**PROVIDED DATA**
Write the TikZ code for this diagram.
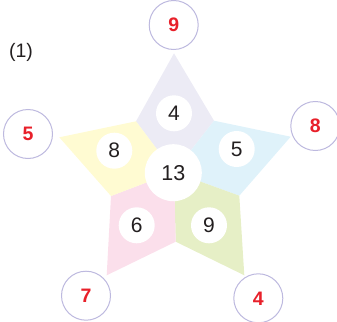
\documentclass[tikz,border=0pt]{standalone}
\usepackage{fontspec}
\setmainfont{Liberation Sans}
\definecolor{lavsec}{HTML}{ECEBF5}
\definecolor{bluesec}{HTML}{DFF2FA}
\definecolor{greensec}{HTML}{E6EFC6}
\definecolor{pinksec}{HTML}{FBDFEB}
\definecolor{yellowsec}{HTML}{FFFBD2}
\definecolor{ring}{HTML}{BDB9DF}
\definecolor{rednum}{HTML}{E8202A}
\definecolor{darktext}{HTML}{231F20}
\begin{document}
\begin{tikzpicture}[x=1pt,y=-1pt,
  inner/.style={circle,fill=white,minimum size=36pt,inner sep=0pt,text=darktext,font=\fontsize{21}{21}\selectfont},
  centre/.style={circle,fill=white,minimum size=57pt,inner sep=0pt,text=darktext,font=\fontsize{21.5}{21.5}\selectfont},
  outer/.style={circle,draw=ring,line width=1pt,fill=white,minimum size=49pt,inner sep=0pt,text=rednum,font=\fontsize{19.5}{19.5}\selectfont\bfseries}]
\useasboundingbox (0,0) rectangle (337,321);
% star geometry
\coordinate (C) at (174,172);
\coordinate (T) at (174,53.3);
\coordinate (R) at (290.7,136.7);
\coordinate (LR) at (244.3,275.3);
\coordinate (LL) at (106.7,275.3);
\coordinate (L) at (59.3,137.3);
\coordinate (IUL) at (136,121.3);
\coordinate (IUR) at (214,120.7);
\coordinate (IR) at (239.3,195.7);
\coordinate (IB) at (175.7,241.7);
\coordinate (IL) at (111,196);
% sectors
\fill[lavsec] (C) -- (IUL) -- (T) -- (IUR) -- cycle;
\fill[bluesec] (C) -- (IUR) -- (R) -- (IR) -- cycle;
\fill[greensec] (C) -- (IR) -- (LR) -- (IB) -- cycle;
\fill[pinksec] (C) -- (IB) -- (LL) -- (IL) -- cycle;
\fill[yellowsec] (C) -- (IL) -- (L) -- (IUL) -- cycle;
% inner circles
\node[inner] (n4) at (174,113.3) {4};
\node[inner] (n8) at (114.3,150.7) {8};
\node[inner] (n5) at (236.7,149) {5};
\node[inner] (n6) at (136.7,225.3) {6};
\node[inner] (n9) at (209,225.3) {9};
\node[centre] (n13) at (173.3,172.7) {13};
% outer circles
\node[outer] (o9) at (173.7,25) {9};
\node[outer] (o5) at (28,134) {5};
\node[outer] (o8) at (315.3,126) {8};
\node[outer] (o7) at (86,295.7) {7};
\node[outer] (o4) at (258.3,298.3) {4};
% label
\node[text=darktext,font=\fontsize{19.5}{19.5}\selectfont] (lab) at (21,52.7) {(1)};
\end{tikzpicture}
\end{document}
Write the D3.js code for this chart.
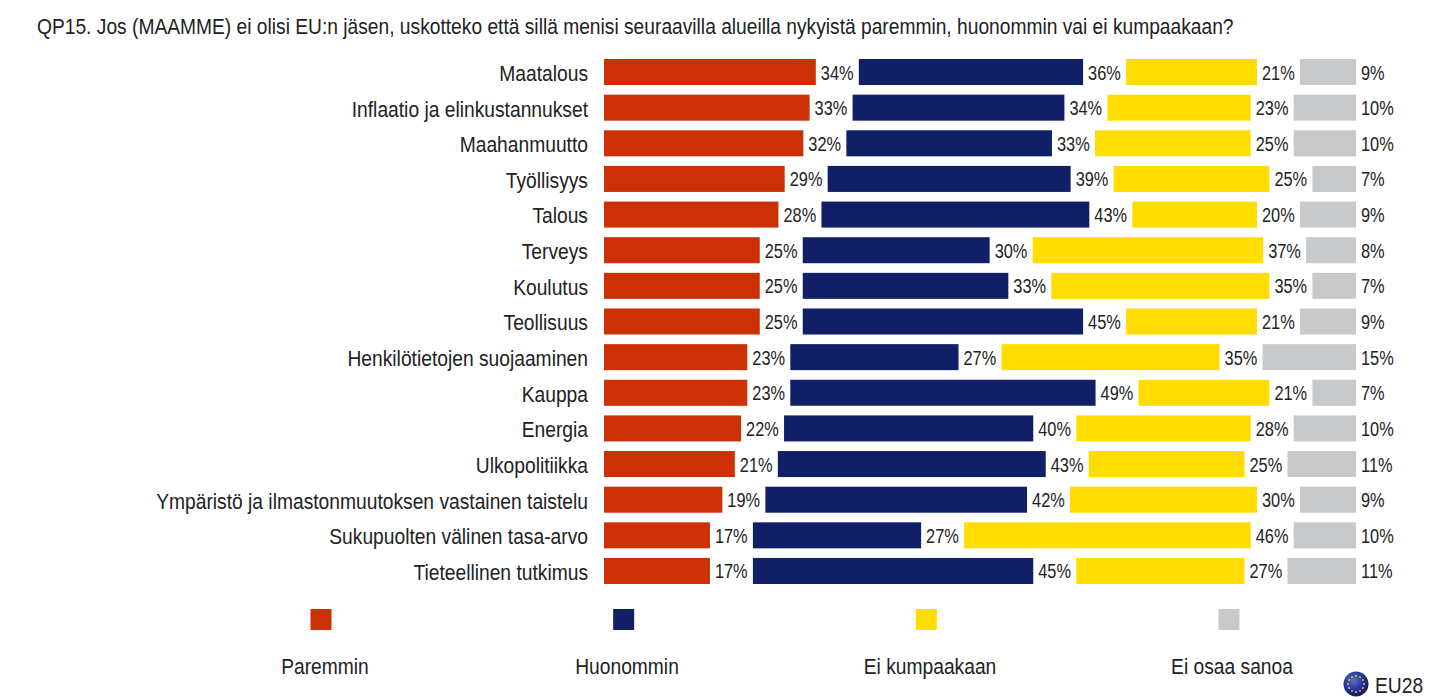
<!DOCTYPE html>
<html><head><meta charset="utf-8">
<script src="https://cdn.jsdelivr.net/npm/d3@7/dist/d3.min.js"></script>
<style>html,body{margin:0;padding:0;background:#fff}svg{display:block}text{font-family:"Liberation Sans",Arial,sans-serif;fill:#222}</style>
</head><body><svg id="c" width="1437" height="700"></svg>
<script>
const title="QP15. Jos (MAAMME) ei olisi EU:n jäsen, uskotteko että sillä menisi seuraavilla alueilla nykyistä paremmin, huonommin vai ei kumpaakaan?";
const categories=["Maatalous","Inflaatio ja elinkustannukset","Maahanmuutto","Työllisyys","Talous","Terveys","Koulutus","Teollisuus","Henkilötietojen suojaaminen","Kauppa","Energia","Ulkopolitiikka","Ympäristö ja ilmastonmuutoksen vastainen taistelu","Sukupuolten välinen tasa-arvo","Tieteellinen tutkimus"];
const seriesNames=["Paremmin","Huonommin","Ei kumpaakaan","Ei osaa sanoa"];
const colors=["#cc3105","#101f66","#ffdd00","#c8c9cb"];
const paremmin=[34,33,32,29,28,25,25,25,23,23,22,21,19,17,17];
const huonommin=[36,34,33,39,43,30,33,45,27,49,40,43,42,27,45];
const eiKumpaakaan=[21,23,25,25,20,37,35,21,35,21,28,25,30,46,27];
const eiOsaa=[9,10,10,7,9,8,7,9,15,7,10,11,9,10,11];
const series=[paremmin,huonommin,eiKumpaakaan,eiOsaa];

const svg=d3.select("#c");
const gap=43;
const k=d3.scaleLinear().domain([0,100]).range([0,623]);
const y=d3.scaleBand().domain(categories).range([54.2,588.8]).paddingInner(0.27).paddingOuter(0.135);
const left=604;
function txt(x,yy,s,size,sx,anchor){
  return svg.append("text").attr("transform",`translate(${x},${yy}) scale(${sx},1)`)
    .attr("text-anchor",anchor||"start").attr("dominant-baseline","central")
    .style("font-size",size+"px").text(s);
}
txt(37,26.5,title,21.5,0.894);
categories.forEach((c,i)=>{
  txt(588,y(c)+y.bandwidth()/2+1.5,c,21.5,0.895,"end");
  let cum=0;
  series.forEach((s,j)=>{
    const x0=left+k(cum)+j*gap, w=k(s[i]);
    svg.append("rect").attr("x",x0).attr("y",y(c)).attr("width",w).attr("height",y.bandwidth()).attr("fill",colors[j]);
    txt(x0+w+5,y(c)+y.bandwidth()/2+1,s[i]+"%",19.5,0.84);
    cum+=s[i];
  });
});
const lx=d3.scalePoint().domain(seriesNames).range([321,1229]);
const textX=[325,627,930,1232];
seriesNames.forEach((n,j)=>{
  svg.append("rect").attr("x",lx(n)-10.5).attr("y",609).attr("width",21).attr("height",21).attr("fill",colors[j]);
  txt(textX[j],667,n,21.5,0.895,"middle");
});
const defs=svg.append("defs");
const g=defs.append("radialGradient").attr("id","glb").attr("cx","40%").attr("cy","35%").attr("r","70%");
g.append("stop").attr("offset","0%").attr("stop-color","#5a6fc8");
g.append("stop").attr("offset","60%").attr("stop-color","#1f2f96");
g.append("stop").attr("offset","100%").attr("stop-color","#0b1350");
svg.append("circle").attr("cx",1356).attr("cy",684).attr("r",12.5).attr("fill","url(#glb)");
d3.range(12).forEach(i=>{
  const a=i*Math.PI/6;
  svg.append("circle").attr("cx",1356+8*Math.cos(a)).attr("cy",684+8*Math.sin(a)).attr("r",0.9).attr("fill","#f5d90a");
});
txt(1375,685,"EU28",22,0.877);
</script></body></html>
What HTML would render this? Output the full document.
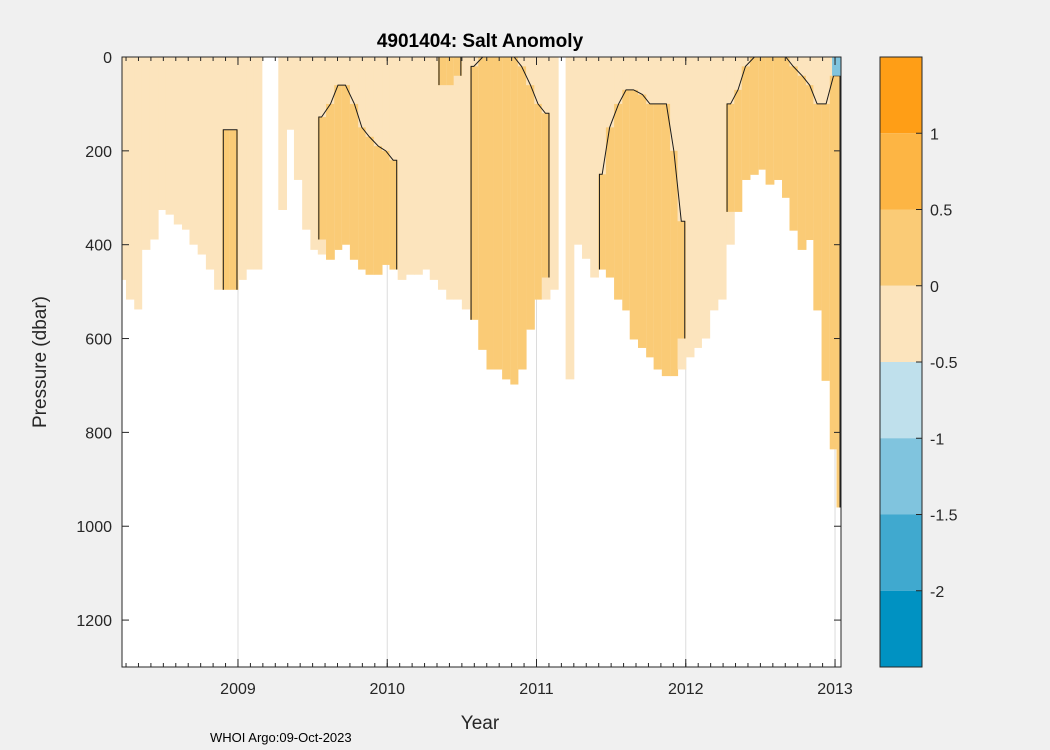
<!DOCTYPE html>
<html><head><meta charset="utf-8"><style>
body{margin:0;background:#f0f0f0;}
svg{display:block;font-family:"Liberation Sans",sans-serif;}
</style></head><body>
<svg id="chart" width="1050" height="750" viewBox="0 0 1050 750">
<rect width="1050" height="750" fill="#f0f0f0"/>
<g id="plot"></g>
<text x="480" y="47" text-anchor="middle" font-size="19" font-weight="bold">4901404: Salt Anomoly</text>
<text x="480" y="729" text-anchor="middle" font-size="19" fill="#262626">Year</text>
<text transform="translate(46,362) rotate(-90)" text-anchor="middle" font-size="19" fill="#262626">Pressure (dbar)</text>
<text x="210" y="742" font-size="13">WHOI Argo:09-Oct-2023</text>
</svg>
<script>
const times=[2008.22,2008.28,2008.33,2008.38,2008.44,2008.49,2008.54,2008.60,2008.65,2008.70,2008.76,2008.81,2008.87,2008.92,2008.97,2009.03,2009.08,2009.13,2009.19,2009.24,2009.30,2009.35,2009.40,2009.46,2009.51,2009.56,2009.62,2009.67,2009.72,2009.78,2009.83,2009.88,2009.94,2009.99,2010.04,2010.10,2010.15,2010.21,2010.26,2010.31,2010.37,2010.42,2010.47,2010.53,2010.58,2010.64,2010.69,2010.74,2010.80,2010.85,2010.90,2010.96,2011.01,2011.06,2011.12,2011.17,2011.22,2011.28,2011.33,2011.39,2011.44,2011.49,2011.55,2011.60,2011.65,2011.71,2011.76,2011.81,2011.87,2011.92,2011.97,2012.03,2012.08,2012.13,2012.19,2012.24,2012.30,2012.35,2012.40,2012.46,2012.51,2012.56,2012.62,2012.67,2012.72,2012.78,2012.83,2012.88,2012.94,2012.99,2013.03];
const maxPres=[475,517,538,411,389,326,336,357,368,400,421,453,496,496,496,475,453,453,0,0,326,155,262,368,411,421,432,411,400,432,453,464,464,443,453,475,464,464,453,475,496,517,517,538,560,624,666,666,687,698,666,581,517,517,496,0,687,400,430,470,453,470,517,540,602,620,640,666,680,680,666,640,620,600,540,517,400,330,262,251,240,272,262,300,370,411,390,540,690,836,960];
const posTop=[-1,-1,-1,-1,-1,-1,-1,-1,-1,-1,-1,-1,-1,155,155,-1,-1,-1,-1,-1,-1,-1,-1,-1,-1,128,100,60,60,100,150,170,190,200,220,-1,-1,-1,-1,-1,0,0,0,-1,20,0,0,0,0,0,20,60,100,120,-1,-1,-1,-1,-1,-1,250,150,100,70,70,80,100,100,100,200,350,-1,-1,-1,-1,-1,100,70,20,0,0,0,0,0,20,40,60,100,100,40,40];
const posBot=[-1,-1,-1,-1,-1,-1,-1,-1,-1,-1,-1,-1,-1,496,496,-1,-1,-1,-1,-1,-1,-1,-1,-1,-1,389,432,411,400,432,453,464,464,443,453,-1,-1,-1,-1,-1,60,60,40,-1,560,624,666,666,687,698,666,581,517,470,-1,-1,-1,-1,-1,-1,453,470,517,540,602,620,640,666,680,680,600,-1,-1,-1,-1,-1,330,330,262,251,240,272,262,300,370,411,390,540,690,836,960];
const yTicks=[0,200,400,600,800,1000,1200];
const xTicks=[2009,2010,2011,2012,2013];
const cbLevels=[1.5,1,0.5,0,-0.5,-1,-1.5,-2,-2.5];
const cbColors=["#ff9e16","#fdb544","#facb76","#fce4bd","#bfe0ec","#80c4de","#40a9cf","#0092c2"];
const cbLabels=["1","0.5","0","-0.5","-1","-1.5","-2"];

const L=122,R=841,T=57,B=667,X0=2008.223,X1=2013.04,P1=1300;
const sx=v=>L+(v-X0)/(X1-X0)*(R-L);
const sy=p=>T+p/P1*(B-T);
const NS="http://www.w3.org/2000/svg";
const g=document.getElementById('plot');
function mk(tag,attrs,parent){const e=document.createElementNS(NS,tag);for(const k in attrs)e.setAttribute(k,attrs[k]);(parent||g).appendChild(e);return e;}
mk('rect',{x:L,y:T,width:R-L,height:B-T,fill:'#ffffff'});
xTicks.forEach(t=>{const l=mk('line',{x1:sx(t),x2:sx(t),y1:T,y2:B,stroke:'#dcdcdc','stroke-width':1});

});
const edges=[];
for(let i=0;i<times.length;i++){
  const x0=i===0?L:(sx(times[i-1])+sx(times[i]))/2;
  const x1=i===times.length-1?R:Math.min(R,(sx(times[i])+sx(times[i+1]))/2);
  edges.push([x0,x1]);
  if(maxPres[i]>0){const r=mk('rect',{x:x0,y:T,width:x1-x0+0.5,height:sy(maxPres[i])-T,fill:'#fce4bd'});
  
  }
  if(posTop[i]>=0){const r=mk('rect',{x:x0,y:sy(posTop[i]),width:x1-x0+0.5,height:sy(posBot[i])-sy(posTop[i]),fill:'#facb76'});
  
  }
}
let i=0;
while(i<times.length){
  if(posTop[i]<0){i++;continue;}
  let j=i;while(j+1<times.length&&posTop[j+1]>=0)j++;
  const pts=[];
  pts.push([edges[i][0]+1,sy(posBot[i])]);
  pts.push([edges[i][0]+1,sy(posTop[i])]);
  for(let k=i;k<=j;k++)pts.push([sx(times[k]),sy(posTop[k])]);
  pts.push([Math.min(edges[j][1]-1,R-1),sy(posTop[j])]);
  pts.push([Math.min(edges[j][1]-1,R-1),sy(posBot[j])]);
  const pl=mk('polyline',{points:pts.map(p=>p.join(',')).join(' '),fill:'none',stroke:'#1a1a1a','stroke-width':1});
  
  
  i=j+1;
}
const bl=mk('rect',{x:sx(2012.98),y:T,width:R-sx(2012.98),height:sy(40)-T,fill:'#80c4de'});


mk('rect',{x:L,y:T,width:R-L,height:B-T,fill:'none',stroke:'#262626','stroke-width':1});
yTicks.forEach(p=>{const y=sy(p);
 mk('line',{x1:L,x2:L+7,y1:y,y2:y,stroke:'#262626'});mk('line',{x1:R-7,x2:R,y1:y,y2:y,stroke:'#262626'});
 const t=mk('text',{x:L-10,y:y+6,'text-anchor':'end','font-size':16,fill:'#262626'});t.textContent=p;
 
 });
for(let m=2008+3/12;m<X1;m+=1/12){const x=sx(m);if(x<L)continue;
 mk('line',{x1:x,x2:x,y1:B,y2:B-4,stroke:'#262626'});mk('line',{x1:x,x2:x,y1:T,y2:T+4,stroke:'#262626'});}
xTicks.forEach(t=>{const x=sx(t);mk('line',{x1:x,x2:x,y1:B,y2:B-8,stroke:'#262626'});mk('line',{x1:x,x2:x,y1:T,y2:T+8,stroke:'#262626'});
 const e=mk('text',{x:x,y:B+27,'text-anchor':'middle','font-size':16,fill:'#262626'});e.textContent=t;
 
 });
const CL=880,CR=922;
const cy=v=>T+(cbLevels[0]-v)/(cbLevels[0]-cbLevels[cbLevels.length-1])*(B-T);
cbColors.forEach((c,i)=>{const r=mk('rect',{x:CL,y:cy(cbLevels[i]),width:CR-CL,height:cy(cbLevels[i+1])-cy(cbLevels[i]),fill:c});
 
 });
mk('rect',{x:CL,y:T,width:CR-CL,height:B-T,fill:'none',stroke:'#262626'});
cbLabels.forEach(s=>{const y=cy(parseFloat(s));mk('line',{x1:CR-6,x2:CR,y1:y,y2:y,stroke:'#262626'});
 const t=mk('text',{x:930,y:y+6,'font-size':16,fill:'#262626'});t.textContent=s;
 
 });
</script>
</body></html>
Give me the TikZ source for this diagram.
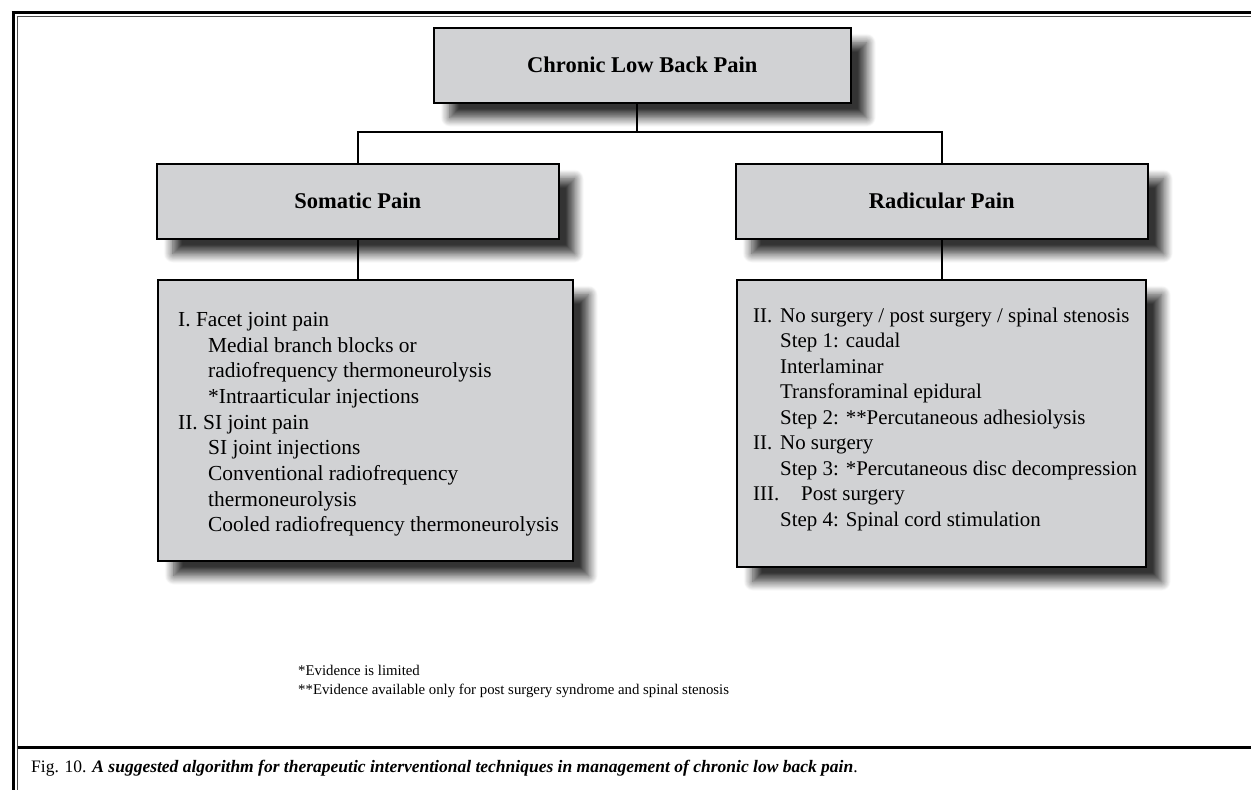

**TASK**
In the lines above, find each one with "code" and list it.

**WRITTEN ANSWER**
Write the TikZ code for this diagram.
Write the D3.js code for this chart.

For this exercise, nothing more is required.